§ **INSTRUCTIONS TO FOLLOW**
Copy each line below exactly and leave the pictures out.

§ **DATA EXCERPT**
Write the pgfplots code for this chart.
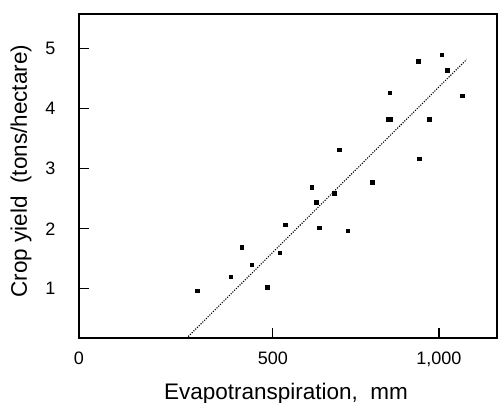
\documentclass[border=0pt]{standalone}
\usepackage{fontspec}
\setmainfont{Liberation Sans}
\usepackage{pgfplots}
\pgfplotsset{compat=1.18}
\begin{document}
\begin{tikzpicture}
\begin{axis}[
  scale only axis,
  width=418bp, height=324bp,
  xmin=-84, xmax=1175,
  ymin=0.18, ymax=5.58,
  axis line style={line width=2.6bp},
  tick style={line width=1.2bp, black},
  major tick length=10bp,
  tick align=inside,
  xtick={500,1000},
  xticklabels={500,{1,000}},
  extra x ticks={-84},
  extra x tick labels={0},
  extra x tick style={major tick length=0pt},
  ytick={1,2,3,4,5},
  xtick pos=bottom, ytick pos=left,
  /pgf/number format/assume math mode=true,
  tick label style={font=\fontsize{18bp}{20bp}\selectfont},
  xticklabel shift=10bp,
  yticklabel shift=20bp,
  xlabel={Evapotranspiration,\ \ mm},
  ylabel={Crop yield\ \ (tons/hectare)},
  label style={font=\fontsize{22.5bp}{24bp}\selectfont},
  xlabel style={at={(axis description cs:0.5,0)}, anchor=base, yshift=-61bp, xshift=-2bp},
  ylabel style={at={(axis description cs:0,0.5)}, anchor=center, yshift=58bp, xshift=5bp},
  clip=false,
]
\addplot[only marks, mark=square*, mark size=1.8bp, black] coordinates {
(938,4.79) (1008,4.90) (1025,4.645) (1071,4.22) (852,4.27)
(847,3.83) (854,3.83) (971,3.83) (700,3.32) (941,3.17)
(800,2.78) (617,2.69) (684,2.59) (630,2.445) (537,2.07)
(639,2.02) (725,1.97) (406,1.695) (521,1.605) (436,1.40)
(373.5,1.20) (483,1.03) (272,0.97)
};
\addplot[black, line width=1.1bp, dash pattern=on 1.1bp off 1.4bp] coordinates {(245,0.205) (1083,4.82)};
\coordinate (bl) at (rel axis cs:0,0);
\coordinate (tr) at (rel axis cs:1,1);
\end{axis}
\pgfresetboundingbox
\path[use as bounding box] ([shift={(-79bp,-65bp)}]bl) rectangle ([shift={(2bp,14bp)}]tr);
\end{tikzpicture}
\end{document}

§ **ANSWER TO THIS TASK**
Write the pgfplots code for this chart.
\documentclass[border=0pt]{standalone}
\usepackage{fontspec}
\setmainfont{Liberation Sans}
\usepackage{pgfplots}
\pgfplotsset{compat=1.18}
\begin{document}
\begin{tikzpicture}
\begin{axis}[
  scale only axis,
  width=418bp, height=324bp,
  xmin=-84, xmax=1175,
  ymin=0.18, ymax=5.58,
  axis line style={line width=2.6bp},
  tick style={line width=1.2bp, black},
  major tick length=10bp,
  tick align=inside,
  xtick={500,1000},
  xticklabels={500,{1,000}},
  extra x ticks={-84},
  extra x tick labels={0},
  extra x tick style={major tick length=0pt},
  ytick={1,2,3,4,5},
  xtick pos=bottom, ytick pos=left,
  /pgf/number format/assume math mode=true,
  tick label style={font=\fontsize{18bp}{20bp}\selectfont},
  xticklabel shift=10bp,
  yticklabel shift=20bp,
  xlabel={Evapotranspiration,\ \ mm},
  ylabel={Crop yield\ \ (tons/hectare)},
  label style={font=\fontsize{22.5bp}{24bp}\selectfont},
  xlabel style={at={(axis description cs:0.5,0)}, anchor=base, yshift=-61bp, xshift=-2bp},
  ylabel style={at={(axis description cs:0,0.5)}, anchor=center, yshift=58bp, xshift=5bp},
  clip=false,
]
\addplot[only marks, mark=square*, mark size=1.8bp, black] coordinates {
(938,4.79) (1008,4.90) (1025,4.645) (1071,4.22) (852,4.27)
(847,3.83) (854,3.83) (971,3.83) (700,3.32) (941,3.17)
(800,2.78) (617,2.69) (684,2.59) (630,2.445) (537,2.07)
(639,2.02) (725,1.97) (406,1.695) (521,1.605) (436,1.40)
(373.5,1.20) (483,1.03) (272,0.97)
};
\addplot[black, line width=1.1bp, dash pattern=on 1.1bp off 1.4bp] coordinates {(245,0.205) (1083,4.82)};
\coordinate (bl) at (rel axis cs:0,0);
\coordinate (tr) at (rel axis cs:1,1);
\end{axis}
\pgfresetboundingbox
\path[use as bounding box] ([shift={(-79bp,-65bp)}]bl) rectangle ([shift={(2bp,14bp)}]tr);
\end{tikzpicture}
\end{document}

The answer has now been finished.